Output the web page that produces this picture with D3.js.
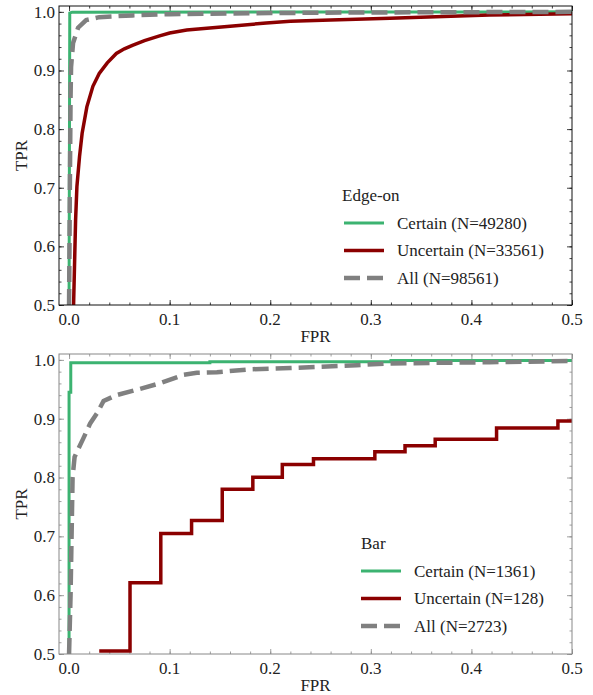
<!DOCTYPE html>
<html><head><meta charset="utf-8">
<script src="https://cdn.jsdelivr.net/npm/d3@7"></script>
<style>body{margin:0;background:#fff}svg{display:block}svg text{font-family:'Liberation Serif',serif !important}</style>
</head><body><svg id="c" width="593" height="695" font-family="Liberation Serif"></svg>
<script>
const xTicks = ["0.0","0.1","0.2","0.3","0.4","0.5"];
const yTicks = ["0.5","0.6","0.7","0.8","0.9","1.0"];
const seriesNames = ["Certain","Uncertain","All"];
const edgeTitle = "Edge-on";
const edgeLabels = ["Certain (N=49280)","Uncertain (N=33561)","All (N=98561)"];
const barTitle = "Bar";
const barLabels = ["Certain (N=1361)","Uncertain (N=128)","All (N=2723)"];

const edgeCertain = [[0,0.5],[0.0007,0.998],[0.003,0.9995],[0.5,1.0]];
const edgeUncertain = [[0.0045,0.5],[0.0065,0.645],[0.0078,0.702],[0.0104,0.753],[0.013,0.793],[0.0177,0.838],[0.0237,0.873],[0.030,0.895],[0.038,0.913],[0.047,0.929],[0.055,0.937],[0.063,0.943],[0.075,0.951],[0.09,0.959],[0.1,0.964],[0.117,0.969],[0.137,0.972],[0.163,0.976],[0.196,0.981],[0.22,0.984],[0.26,0.986],[0.319,0.989],[0.418,0.9945],[0.5,0.9966]];
const edgeAll = [[0,0.5],[0.0008,0.7],[0.0015,0.855],[0.002,0.906],[0.004,0.947],[0.009,0.973],[0.017,0.986],[0.03,0.991],[0.063,0.994],[0.1,0.996],[0.2,0.998],[0.3,0.999],[0.5,1.0]];

const barCertain = [[0,0.5],[0,0.945],[0.0017,0.945],[0.0017,0.995],[0.14,0.995],[0.14,0.997],[0.32,0.997],[0.32,0.999],[0.5,0.999]];
const barUncertain = [[0.03,0.505],[0.0606,0.505],[0.0606,0.621],[0.0912,0.621],[0.0912,0.705],[0.1218,0.705],[0.1218,0.727],[0.1523,0.727],[0.1523,0.78],[0.1827,0.78],[0.1827,0.8005],[0.212,0.8005],[0.212,0.822],[0.243,0.822],[0.243,0.832],[0.304,0.832],[0.304,0.844],[0.334,0.844],[0.334,0.854],[0.364,0.854],[0.364,0.865],[0.425,0.865],[0.425,0.884],[0.486,0.884],[0.486,0.896],[0.5,0.896]];
const barAll = [[0,0.5],[0.0015,0.6],[0.0025,0.7],[0.0035,0.8],[0.0055,0.835],[0.0093,0.849],[0.0143,0.867],[0.021,0.892],[0.0277,0.909],[0.0343,0.93],[0.047,0.94],[0.067,0.949],[0.09,0.96],[0.1136,0.9745],[0.127,0.978],[0.147,0.979],[0.18,0.984],[0.22,0.986],[0.286,0.991],[0.319,0.994],[0.418,0.996],[0.5,0.998]];

const colors = {Certain:"#3cb371", Uncertain:"#8b0000", All:"#808080"};
const widths = {Certain:3, Uncertain:3.5, All:4.5};
const dashes = {Certain:null, Uncertain:null, All:"16,7"};
const FONT = "Liberation Serif";

const svg = d3.select("#c");

function txt(sel){ return sel.attr("font-family", FONT).style("font-family", FONT).attr("font-size", 17).attr("fill","#222"); }

function panel(top, bottom, spineColor, data, title, labels, leg, id){
  const L = 59, R = 572;
  const x = d3.scaleLinear().domain([-0.01,0.5]).range([L,R]);
  const y = d3.scaleLinear().domain([0.5,1.01]).range([bottom,top]);
  const g = svg.append("g").attr("font-family", FONT);
  g.append("clipPath").attr("id",id).append("rect").attr("x",L).attr("y",top).attr("width",R-L).attr("height",bottom-top);
  const minor = d3.range(0,0.5001,0.02);
  const minorY = d3.range(0.5,1.0101,0.02);
  const majorX = xTicks.map(Number), majorY = yTicks.map(Number);
  function ticks(axisFn, scale, pos, isX, vals, size){
    const a = axisFn(scale).tickValues(vals).tickSizeInner(-size).tickSizeOuter(0).tickFormat("");
    const s = g.append("g").attr("transform", isX?`translate(0,${pos})`:`translate(${pos},0)`).call(a);
    s.select(".domain").remove();
    s.selectAll("text").remove();
    s.selectAll("line").attr("stroke", spineColor).attr("stroke-width",0.8);
  }
  ticks(d3.axisBottom, x, bottom, true, minor, 2.5);
  ticks(d3.axisTop, x, top, true, minor, 2.5);
  ticks(d3.axisLeft, y, L, false, minorY, 2.5);
  ticks(d3.axisRight, y, R, false, minorY, 2.5);
  ticks(d3.axisBottom, x, bottom, true, majorX, 5);
  ticks(d3.axisTop, x, top, true, majorX, 5);
  ticks(d3.axisLeft, y, L, false, majorY, 5);
  ticks(d3.axisRight, y, R, false, majorY, 5);

  // tick labels placed by the scales
  xTicks.forEach(t=>{
    txt(g.append("text").attr("x", x(+t)).attr("y", bottom+20).attr("text-anchor","middle")).text(t);
  });
  yTicks.forEach(t=>{
    txt(g.append("text").attr("x", L-4).attr("y", y(+t)).attr("dy","0.35em").attr("text-anchor","end")).text(t);
  });

  const line = d3.line().x(d=>x(d[0])).y(d=>y(d[1]));
  const lg = g.append("g").attr("clip-path",`url(#${id})`);
  seriesNames.forEach((n,i)=>{
    lg.append("path").attr("d", line(data[i])).attr("fill","none")
      .attr("stroke",colors[n]).attr("stroke-width",widths[n])
      .attr("stroke-dasharray",dashes[n]).attr("stroke-linejoin","miter");
  });
  g.append("rect").attr("x",L).attr("y",top).attr("width",R-L).attr("height",bottom-top)
    .attr("fill","none").attr("stroke",spineColor).attr("stroke-width",1);

  txt(g.append("text").attr("x",(L+R)/2).attr("y",bottom+37).attr("text-anchor","middle")).text("FPR");
  txt(g.append("text").attr("transform",`translate(27,${(top+bottom)/2}) rotate(-90)`).attr("text-anchor","middle")).text("TPR");

  txt(g.append("text").attr("x",leg.tx).attr("y",leg.ty).attr("dy","0.35em")).text(title);
  seriesNames.forEach((n,i)=>{
    const yy = leg.y0 + i*27.5;
    g.append("line").attr("x1",leg.lx).attr("x2",leg.lx+40).attr("y1",yy).attr("y2",yy)
      .attr("stroke",colors[n]).attr("stroke-width",widths[n]).attr("stroke-dasharray",dashes[n]);
    txt(g.append("text").attr("x",leg.lx+53).attr("y",yy).attr("dy","0.35em")).text(labels[i]);
  });
}

panel(6, 305, "#111", [edgeCertain, edgeUncertain, edgeAll], edgeTitle, edgeLabels, {tx:342, ty:195, lx:344, y0:223}, "c1");
panel(354, 654, "#888", [barCertain, barUncertain, barAll], barTitle, barLabels, {tx:361, ty:543, lx:361, y0:571}, "c2");
</script></body></html>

------------------------------

▶ [EXERCISE DIRECTIONS]
Replicate the material above verbatim; images stay out of the copy.

▶ [THE REPLY]
Output the web page that produces this picture with D3.js.
<!DOCTYPE html>
<html><head><meta charset="utf-8">
<script src="https://cdn.jsdelivr.net/npm/d3@7"></script>
<style>body{margin:0;background:#fff}svg{display:block}svg text{font-family:'Liberation Serif',serif !important}</style>
</head><body><svg id="c" width="593" height="695" font-family="Liberation Serif"></svg>
<script>
const xTicks = ["0.0","0.1","0.2","0.3","0.4","0.5"];
const yTicks = ["0.5","0.6","0.7","0.8","0.9","1.0"];
const seriesNames = ["Certain","Uncertain","All"];
const edgeTitle = "Edge-on";
const edgeLabels = ["Certain (N=49280)","Uncertain (N=33561)","All (N=98561)"];
const barTitle = "Bar";
const barLabels = ["Certain (N=1361)","Uncertain (N=128)","All (N=2723)"];

const edgeCertain = [[0,0.5],[0.0007,0.998],[0.003,0.9995],[0.5,1.0]];
const edgeUncertain = [[0.0045,0.5],[0.0065,0.645],[0.0078,0.702],[0.0104,0.753],[0.013,0.793],[0.0177,0.838],[0.0237,0.873],[0.030,0.895],[0.038,0.913],[0.047,0.929],[0.055,0.937],[0.063,0.943],[0.075,0.951],[0.09,0.959],[0.1,0.964],[0.117,0.969],[0.137,0.972],[0.163,0.976],[0.196,0.981],[0.22,0.984],[0.26,0.986],[0.319,0.989],[0.418,0.9945],[0.5,0.9966]];
const edgeAll = [[0,0.5],[0.0008,0.7],[0.0015,0.855],[0.002,0.906],[0.004,0.947],[0.009,0.973],[0.017,0.986],[0.03,0.991],[0.063,0.994],[0.1,0.996],[0.2,0.998],[0.3,0.999],[0.5,1.0]];

const barCertain = [[0,0.5],[0,0.945],[0.0017,0.945],[0.0017,0.995],[0.14,0.995],[0.14,0.997],[0.32,0.997],[0.32,0.999],[0.5,0.999]];
const barUncertain = [[0.03,0.505],[0.0606,0.505],[0.0606,0.621],[0.0912,0.621],[0.0912,0.705],[0.1218,0.705],[0.1218,0.727],[0.1523,0.727],[0.1523,0.78],[0.1827,0.78],[0.1827,0.8005],[0.212,0.8005],[0.212,0.822],[0.243,0.822],[0.243,0.832],[0.304,0.832],[0.304,0.844],[0.334,0.844],[0.334,0.854],[0.364,0.854],[0.364,0.865],[0.425,0.865],[0.425,0.884],[0.486,0.884],[0.486,0.896],[0.5,0.896]];
const barAll = [[0,0.5],[0.0015,0.6],[0.0025,0.7],[0.0035,0.8],[0.0055,0.835],[0.0093,0.849],[0.0143,0.867],[0.021,0.892],[0.0277,0.909],[0.0343,0.93],[0.047,0.94],[0.067,0.949],[0.09,0.96],[0.1136,0.9745],[0.127,0.978],[0.147,0.979],[0.18,0.984],[0.22,0.986],[0.286,0.991],[0.319,0.994],[0.418,0.996],[0.5,0.998]];

const colors = {Certain:"#3cb371", Uncertain:"#8b0000", All:"#808080"};
const widths = {Certain:3, Uncertain:3.5, All:4.5};
const dashes = {Certain:null, Uncertain:null, All:"16,7"};
const FONT = "Liberation Serif";

const svg = d3.select("#c");

function txt(sel){ return sel.attr("font-family", FONT).style("font-family", FONT).attr("font-size", 17).attr("fill","#222"); }

function panel(top, bottom, spineColor, data, title, labels, leg, id){
  const L = 59, R = 572;
  const x = d3.scaleLinear().domain([-0.01,0.5]).range([L,R]);
  const y = d3.scaleLinear().domain([0.5,1.01]).range([bottom,top]);
  const g = svg.append("g").attr("font-family", FONT);
  g.append("clipPath").attr("id",id).append("rect").attr("x",L).attr("y",top).attr("width",R-L).attr("height",bottom-top);
  const minor = d3.range(0,0.5001,0.02);
  const minorY = d3.range(0.5,1.0101,0.02);
  const majorX = xTicks.map(Number), majorY = yTicks.map(Number);
  function ticks(axisFn, scale, pos, isX, vals, size){
    const a = axisFn(scale).tickValues(vals).tickSizeInner(-size).tickSizeOuter(0).tickFormat("");
    const s = g.append("g").attr("transform", isX?`translate(0,${pos})`:`translate(${pos},0)`).call(a);
    s.select(".domain").remove();
    s.selectAll("text").remove();
    s.selectAll("line").attr("stroke", spineColor).attr("stroke-width",0.8);
  }
  ticks(d3.axisBottom, x, bottom, true, minor, 2.5);
  ticks(d3.axisTop, x, top, true, minor, 2.5);
  ticks(d3.axisLeft, y, L, false, minorY, 2.5);
  ticks(d3.axisRight, y, R, false, minorY, 2.5);
  ticks(d3.axisBottom, x, bottom, true, majorX, 5);
  ticks(d3.axisTop, x, top, true, majorX, 5);
  ticks(d3.axisLeft, y, L, false, majorY, 5);
  ticks(d3.axisRight, y, R, false, majorY, 5);

  // tick labels placed by the scales
  xTicks.forEach(t=>{
    txt(g.append("text").attr("x", x(+t)).attr("y", bottom+20).attr("text-anchor","middle")).text(t);
  });
  yTicks.forEach(t=>{
    txt(g.append("text").attr("x", L-4).attr("y", y(+t)).attr("dy","0.35em").attr("text-anchor","end")).text(t);
  });

  const line = d3.line().x(d=>x(d[0])).y(d=>y(d[1]));
  const lg = g.append("g").attr("clip-path",`url(#${id})`);
  seriesNames.forEach((n,i)=>{
    lg.append("path").attr("d", line(data[i])).attr("fill","none")
      .attr("stroke",colors[n]).attr("stroke-width",widths[n])
      .attr("stroke-dasharray",dashes[n]).attr("stroke-linejoin","miter");
  });
  g.append("rect").attr("x",L).attr("y",top).attr("width",R-L).attr("height",bottom-top)
    .attr("fill","none").attr("stroke",spineColor).attr("stroke-width",1);

  txt(g.append("text").attr("x",(L+R)/2).attr("y",bottom+37).attr("text-anchor","middle")).text("FPR");
  txt(g.append("text").attr("transform",`translate(27,${(top+bottom)/2}) rotate(-90)`).attr("text-anchor","middle")).text("TPR");

  txt(g.append("text").attr("x",leg.tx).attr("y",leg.ty).attr("dy","0.35em")).text(title);
  seriesNames.forEach((n,i)=>{
    const yy = leg.y0 + i*27.5;
    g.append("line").attr("x1",leg.lx).attr("x2",leg.lx+40).attr("y1",yy).attr("y2",yy)
      .attr("stroke",colors[n]).attr("stroke-width",widths[n]).attr("stroke-dasharray",dashes[n]);
    txt(g.append("text").attr("x",leg.lx+53).attr("y",yy).attr("dy","0.35em")).text(labels[i]);
  });
}

panel(6, 305, "#111", [edgeCertain, edgeUncertain, edgeAll], edgeTitle, edgeLabels, {tx:342, ty:195, lx:344, y0:223}, "c1");
panel(354, 654, "#888", [barCertain, barUncertain, barAll], barTitle, barLabels, {tx:361, ty:543, lx:361, y0:571}, "c2");
</script></body></html>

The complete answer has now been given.